## Given material

begin

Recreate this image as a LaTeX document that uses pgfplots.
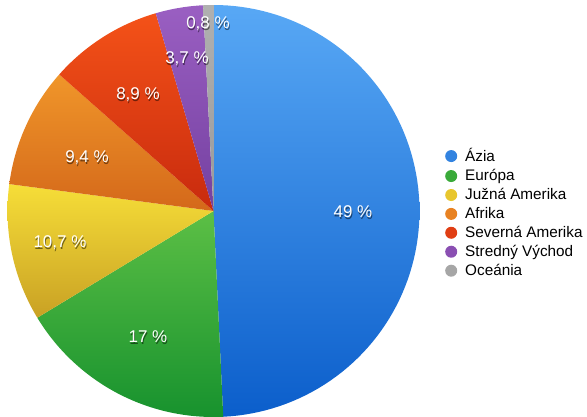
\documentclass[border=0pt]{standalone}
\usepackage{pgfplots}
\pgfplotsset{compat=1.18}
\usepackage{fontspec}
\setmainfont{Liberation Sans}
\definecolor{azTop}{HTML}{58A8F5}\definecolor{azBot}{HTML}{0B5ECB}\definecolor{azMid}{HTML}{3283E0}
\definecolor{euTop}{HTML}{5CBF45}\definecolor{euBot}{HTML}{17922E}\definecolor{euMid}{HTML}{3AAA3A}
\definecolor{juTop}{HTML}{F6DE38}\definecolor{juBot}{HTML}{C9A124}\definecolor{juMid}{HTML}{E8C62E}
\definecolor{afTop}{HTML}{F0962A}\definecolor{afBot}{HTML}{D4681A}\definecolor{afMid}{HTML}{E88222}
\definecolor{snTop}{HTML}{F45218}\definecolor{snBot}{HTML}{C82A0E}\definecolor{snMid}{HTML}{E03E14}
\definecolor{svTop}{HTML}{9A5FC2}\definecolor{svBot}{HTML}{7440A0}\definecolor{svMid}{HTML}{8A4FB2}
\definecolor{ocTop}{HTML}{B0B0B0}\definecolor{ocBot}{HTML}{9A9A9A}\definecolor{ocMid}{HTML}{A6A6A6}
\begin{document}
\begin{tikzpicture}
\def\cx{213.5}\def\cy{211}\def\R{206}\def\tot{99.5}
% values: 49, 17, 10.7, 9.4, 8.9, 3.7, 0.8
\pgfmathsetmacro\k{360/\tot}
\pgfmathsetmacro\aA{90}
\pgfmathsetmacro\aB{90-\k*49}
\pgfmathsetmacro\aC{\aB-\k*17}
\pgfmathsetmacro\aD{\aC-\k*10.7}
\pgfmathsetmacro\aE{\aD-\k*9.4}
\pgfmathsetmacro\aF{\aE-\k*8.9}
\pgfmathsetmacro\aG{\aF-\k*3.7}
\pgfmathsetmacro\aH{\aG-\k*0.8}
\newcommand\sector[4]{%
  \addplot[forget plot, draw=none, top color=#3, bottom color=#4, domain=#1:#2, samples=90, variable=\t]
    ({\cx+\R*cos(\t)},{\cy-\R*sin(\t)}) -- (axis cs:\cx,\cy) -- cycle;}
\newcommand\lab[3]{%
  \node[text=black, opacity=0.5, font=\fontsize{17}{20}\selectfont] at ([shift={(0.7pt,-1.3pt)}]axis cs:#1,#2) {#3};
  \node[text=white, font=\fontsize{17}{20}\selectfont] at (axis cs:#1,#2) {#3};}
\begin{axis}[width=587pt,height=417pt,scale only axis,
  xmin=0,xmax=587,ymin=0,ymax=417,y dir=reverse,hide axis,clip=false,
  legend style={at={(axis cs:445,146.5)},anchor=north west,draw=none,fill=none,
    font=\fontsize{15.3}{18}\selectfont, row sep=2.2pt, inner sep=0pt},
  legend cell align=left,
  legend image code/.code={\path[draw=none,fill=none] (-2pt,0pt) -- (16pt,0pt);\fill[#1, draw=none] (4pt,0pt) circle (6pt);}]
\sector{\aB}{\aA}{azTop}{azBot}
\sector{\aC}{\aB}{euTop}{euBot}
\sector{\aD}{\aC}{juTop}{juBot}
\sector{\aE}{\aD}{afTop}{afBot}
\sector{\aF}{\aE}{snTop}{snBot}
\sector{\aG}{\aF}{svTop}{svBot}
\sector{\aH}{\aG}{ocTop}{ocBot}
\addlegendimage{fill=azMid}\addlegendentry{Ázia}
\addlegendimage{fill=euMid}\addlegendentry{Európa}
\addlegendimage{fill=juMid}\addlegendentry{Južná Amerika}
\addlegendimage{fill=afMid}\addlegendentry{Afrika}
\addlegendimage{fill=snMid}\addlegendentry{Severná Amerika}
\addlegendimage{fill=svMid}\addlegendentry{Stredný Východ}
\addlegendimage{fill=ocMid}\addlegendentry{Oceánia}
\lab{353}{212}{49 \%}
\lab{148}{337}{17 \%}
\lab{60}{243}{10,7 \%}
\lab{87}{158}{9,4 \%}
\lab{138}{95}{8,9 \%}
\lab{187}{59}{3,7 \%}
\lab{208}{24}{0,8 \%}
\end{axis}
\pgfresetboundingbox
\path[use as bounding box] (current axis.south west) rectangle (current axis.north east);
\end{tikzpicture}
\end{document}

end

## Work to do
Without the pictures, copy the material exactly as given.

## Reply
Recreate this image as a LaTeX document that uses pgfplots.
\documentclass[border=0pt]{standalone}
\usepackage{pgfplots}
\pgfplotsset{compat=1.18}
\usepackage{fontspec}
\setmainfont{Liberation Sans}
\definecolor{azTop}{HTML}{58A8F5}\definecolor{azBot}{HTML}{0B5ECB}\definecolor{azMid}{HTML}{3283E0}
\definecolor{euTop}{HTML}{5CBF45}\definecolor{euBot}{HTML}{17922E}\definecolor{euMid}{HTML}{3AAA3A}
\definecolor{juTop}{HTML}{F6DE38}\definecolor{juBot}{HTML}{C9A124}\definecolor{juMid}{HTML}{E8C62E}
\definecolor{afTop}{HTML}{F0962A}\definecolor{afBot}{HTML}{D4681A}\definecolor{afMid}{HTML}{E88222}
\definecolor{snTop}{HTML}{F45218}\definecolor{snBot}{HTML}{C82A0E}\definecolor{snMid}{HTML}{E03E14}
\definecolor{svTop}{HTML}{9A5FC2}\definecolor{svBot}{HTML}{7440A0}\definecolor{svMid}{HTML}{8A4FB2}
\definecolor{ocTop}{HTML}{B0B0B0}\definecolor{ocBot}{HTML}{9A9A9A}\definecolor{ocMid}{HTML}{A6A6A6}
\begin{document}
\begin{tikzpicture}
\def\cx{213.5}\def\cy{211}\def\R{206}\def\tot{99.5}
% values: 49, 17, 10.7, 9.4, 8.9, 3.7, 0.8
\pgfmathsetmacro\k{360/\tot}
\pgfmathsetmacro\aA{90}
\pgfmathsetmacro\aB{90-\k*49}
\pgfmathsetmacro\aC{\aB-\k*17}
\pgfmathsetmacro\aD{\aC-\k*10.7}
\pgfmathsetmacro\aE{\aD-\k*9.4}
\pgfmathsetmacro\aF{\aE-\k*8.9}
\pgfmathsetmacro\aG{\aF-\k*3.7}
\pgfmathsetmacro\aH{\aG-\k*0.8}
\newcommand\sector[4]{%
  \addplot[forget plot, draw=none, top color=#3, bottom color=#4, domain=#1:#2, samples=90, variable=\t]
    ({\cx+\R*cos(\t)},{\cy-\R*sin(\t)}) -- (axis cs:\cx,\cy) -- cycle;}
\newcommand\lab[3]{%
  \node[text=black, opacity=0.5, font=\fontsize{17}{20}\selectfont] at ([shift={(0.7pt,-1.3pt)}]axis cs:#1,#2) {#3};
  \node[text=white, font=\fontsize{17}{20}\selectfont] at (axis cs:#1,#2) {#3};}
\begin{axis}[width=587pt,height=417pt,scale only axis,
  xmin=0,xmax=587,ymin=0,ymax=417,y dir=reverse,hide axis,clip=false,
  legend style={at={(axis cs:445,146.5)},anchor=north west,draw=none,fill=none,
    font=\fontsize{15.3}{18}\selectfont, row sep=2.2pt, inner sep=0pt},
  legend cell align=left,
  legend image code/.code={\path[draw=none,fill=none] (-2pt,0pt) -- (16pt,0pt);\fill[#1, draw=none] (4pt,0pt) circle (6pt);}]
\sector{\aB}{\aA}{azTop}{azBot}
\sector{\aC}{\aB}{euTop}{euBot}
\sector{\aD}{\aC}{juTop}{juBot}
\sector{\aE}{\aD}{afTop}{afBot}
\sector{\aF}{\aE}{snTop}{snBot}
\sector{\aG}{\aF}{svTop}{svBot}
\sector{\aH}{\aG}{ocTop}{ocBot}
\addlegendimage{fill=azMid}\addlegendentry{Ázia}
\addlegendimage{fill=euMid}\addlegendentry{Európa}
\addlegendimage{fill=juMid}\addlegendentry{Južná Amerika}
\addlegendimage{fill=afMid}\addlegendentry{Afrika}
\addlegendimage{fill=snMid}\addlegendentry{Severná Amerika}
\addlegendimage{fill=svMid}\addlegendentry{Stredný Východ}
\addlegendimage{fill=ocMid}\addlegendentry{Oceánia}
\lab{353}{212}{49 \%}
\lab{148}{337}{17 \%}
\lab{60}{243}{10,7 \%}
\lab{87}{158}{9,4 \%}
\lab{138}{95}{8,9 \%}
\lab{187}{59}{3,7 \%}
\lab{208}{24}{0,8 \%}
\end{axis}
\pgfresetboundingbox
\path[use as bounding box] (current axis.south west) rectangle (current axis.north east);
\end{tikzpicture}
\end{document}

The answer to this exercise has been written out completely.